Results of pilot project
Last year, Canada Fibers conducted two six-week pilot projects in which a total of 5,000 metric tons of material were handled. Using MSW sourced entirely from multi-family housing, the facility achieved 40 percent diversion of organics and recyclables (about 35 to 36 percent organics and 4 to 5 percent recyclables, which were made up of ferrous and non-ferrous metals, PET, PE and PP).
“Paper and paperboard were contaminated sufficiently that they were not able to be marketed,” he said. “We weren’t surprised by that.”
Urban Polymers, Canada Fibers’ sister company, took all of the recovered plastics. Because they were dirtier than those from a conventional MRF, Urban Polymers didn’t particularly like taking them, Westerhof said, but they were still able to recycle them.

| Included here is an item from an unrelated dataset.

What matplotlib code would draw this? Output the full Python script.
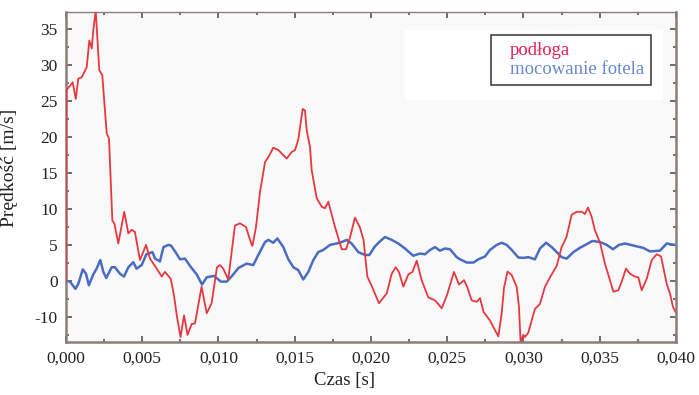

Starting in late February, Canada Fibers embarked on a larger test. This time, it took 15,000 metric tons of MSW feedstock consisting of 65 percent multi-family and 35 percent single-family material. The facility ran at 22 tons per hour, purposefully dialing it down to get the separation outcomes the company sought, Westerhof said.
The effort recovered about 40 percent of the stream, he said. Of that recovered faction, just under 90 percent was organics, around 8.5 percent was metals and the rest was plastic. After processing the organics, the downstream digesters reported the feedstock had about 80 percent of the gas content they’re used to getting from source-separated organics, a number they were happy with, he said.
Still, Canada Fibers probably hasn’t figured out all of the metrics yet, he said, noting that the organics downstreams are hinting that they’re going to need more money in their pockets to manage the material. Canada Fibers also wants to invest to increase the quality of the organics fraction.
Officials are also still tinkering with the low-carbon fuel fraction and plan to test loads of it with cement producers.
Additionally, Canada Fibers plans to make further investments to increase the overall recovery at the facility. Westerhof said he thinks 40 percent recovery is a good step, but, in his mind, 50 percent or above is “what’s needed to be a winner.”